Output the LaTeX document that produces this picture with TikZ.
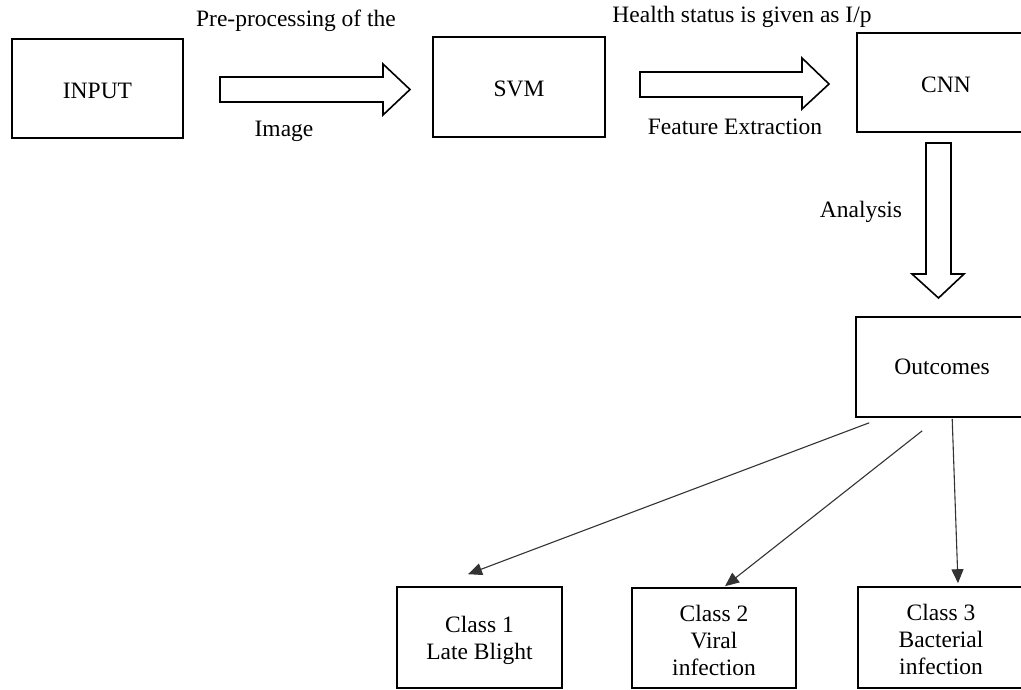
\documentclass[tikz,border=0pt]{standalone}
\usepackage{fontspec}
\setmainfont{Liberation Serif}
\usetikzlibrary{arrows.meta,calc}
\newcommand{\topstrut}[1]{\rule{0pt}{#1}}
\begin{document}
\begin{tikzpicture}[x=1pt,y=-1pt,
  box/.style={draw=black,line width=1.6pt,inner sep=0pt,align=center,
    font=\fontsize{23.5}{27}\selectfont},
  lbl/.style={inner sep=0pt,anchor=base,font=\fontsize{23.5}{27}\selectfont},
  blockarrow/.style={draw=black,line width=1.6pt,fill=white,line join=miter},
  thinarrow/.style={draw=black!80,line width=1.1pt,-{Triangle[length=14pt,width=12pt]}}]
\path[clip] (0,0) rectangle (1021,690);
% boxes
\node[box,minimum width=171pt,minimum height=99pt] (input) at (97.5,88.5) {\topstrut{20.5pt}INPUT};
\node[box,minimum width=172pt,minimum height=100pt] (svm) at (519,87) {\topstrut{20pt}SVM};
\node[box,minimum width=178pt,minimum height=99pt] (cnn) at (946,82.5) {\topstrut{21pt}CNN};
\node[box,minimum width=172pt,minimum height=100pt] (outc) at (942,367) {Outcomes};
\node[box,minimum width=165pt,minimum height=101pt] (c1) at (479.5,637.5) {\topstrut{23pt}Class 1\\Late Blight};
\node[box,minimum width=164pt,minimum height=100pt] (c2) at (714,638) {\topstrut{22pt}Class 2\\Viral\\infection};
\node[box,minimum width=166pt,minimum height=101pt] (c3) at (941,637.5) {\topstrut{20pt}Class 3\\Bacterial\\infection};
% block arrows
\draw[blockarrow] (220,77) -- (383,77) -- (383,64) -- (410,89.5) -- (383,115) -- (383,102) -- (220,102) -- cycle;
\draw[blockarrow] (640,72) -- (802,72) -- (802,58) -- (829,84) -- (802,109) -- (802,97) -- (640,97) -- cycle;
\draw[blockarrow] (926,143) -- (951,143) -- (951,274) -- (964,274) -- (938.5,298) -- (912,274) -- (926,274) -- cycle;
% labels
\node[lbl] (pre) at (296,27) {Pre-processing of the};
\node[lbl] (img) at (284,137) {Image};
\node[lbl] (hs) at (742,23) {Health status is given as I/p};
\node[lbl] (fe) at (735,135) {Feature Extraction};
\node[lbl] (an) at (861,218) {Analysis};
% thin arrows
\coordinate (a1s) at ($(outc.south west)+(14,5)$);
\coordinate (a2s) at ($(outc.south west)+(67,13)$);
\coordinate (a3s) at ($(outc.south west)+(97,1)$);
\coordinate (a1e) at ($(c1.north)+(-11.5,-12)$);
\coordinate (a2e) at ($(c2.north)+(11,-1)$);
\coordinate (a3e) at ($(c3.north)+(17,-3)$);
\draw[thinarrow] (a1s) -- (a1e);
\draw[thinarrow] (a2s) -- (a2e);
\draw[thinarrow] (a3s) -- (a3e);
\end{tikzpicture}
\end{document}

==================================================

## What you are asked to do
All of the lines above should be printed exactly, minus the pictures.

## Solved exercise
Output the LaTeX document that produces this picture with TikZ.
\documentclass[tikz,border=0pt]{standalone}
\usepackage{fontspec}
\setmainfont{Liberation Serif}
\usetikzlibrary{arrows.meta,calc}
\newcommand{\topstrut}[1]{\rule{0pt}{#1}}
\begin{document}
\begin{tikzpicture}[x=1pt,y=-1pt,
  box/.style={draw=black,line width=1.6pt,inner sep=0pt,align=center,
    font=\fontsize{23.5}{27}\selectfont},
  lbl/.style={inner sep=0pt,anchor=base,font=\fontsize{23.5}{27}\selectfont},
  blockarrow/.style={draw=black,line width=1.6pt,fill=white,line join=miter},
  thinarrow/.style={draw=black!80,line width=1.1pt,-{Triangle[length=14pt,width=12pt]}}]
\path[clip] (0,0) rectangle (1021,690);
% boxes
\node[box,minimum width=171pt,minimum height=99pt] (input) at (97.5,88.5) {\topstrut{20.5pt}INPUT};
\node[box,minimum width=172pt,minimum height=100pt] (svm) at (519,87) {\topstrut{20pt}SVM};
\node[box,minimum width=178pt,minimum height=99pt] (cnn) at (946,82.5) {\topstrut{21pt}CNN};
\node[box,minimum width=172pt,minimum height=100pt] (outc) at (942,367) {Outcomes};
\node[box,minimum width=165pt,minimum height=101pt] (c1) at (479.5,637.5) {\topstrut{23pt}Class 1\\Late Blight};
\node[box,minimum width=164pt,minimum height=100pt] (c2) at (714,638) {\topstrut{22pt}Class 2\\Viral\\infection};
\node[box,minimum width=166pt,minimum height=101pt] (c3) at (941,637.5) {\topstrut{20pt}Class 3\\Bacterial\\infection};
% block arrows
\draw[blockarrow] (220,77) -- (383,77) -- (383,64) -- (410,89.5) -- (383,115) -- (383,102) -- (220,102) -- cycle;
\draw[blockarrow] (640,72) -- (802,72) -- (802,58) -- (829,84) -- (802,109) -- (802,97) -- (640,97) -- cycle;
\draw[blockarrow] (926,143) -- (951,143) -- (951,274) -- (964,274) -- (938.5,298) -- (912,274) -- (926,274) -- cycle;
% labels
\node[lbl] (pre) at (296,27) {Pre-processing of the};
\node[lbl] (img) at (284,137) {Image};
\node[lbl] (hs) at (742,23) {Health status is given as I/p};
\node[lbl] (fe) at (735,135) {Feature Extraction};
\node[lbl] (an) at (861,218) {Analysis};
% thin arrows
\coordinate (a1s) at ($(outc.south west)+(14,5)$);
\coordinate (a2s) at ($(outc.south west)+(67,13)$);
\coordinate (a3s) at ($(outc.south west)+(97,1)$);
\coordinate (a1e) at ($(c1.north)+(-11.5,-12)$);
\coordinate (a2e) at ($(c2.north)+(11,-1)$);
\coordinate (a3e) at ($(c3.north)+(17,-3)$);
\draw[thinarrow] (a1s) -- (a1e);
\draw[thinarrow] (a2s) -- (a2e);
\draw[thinarrow] (a3s) -- (a3e);
\end{tikzpicture}
\end{document}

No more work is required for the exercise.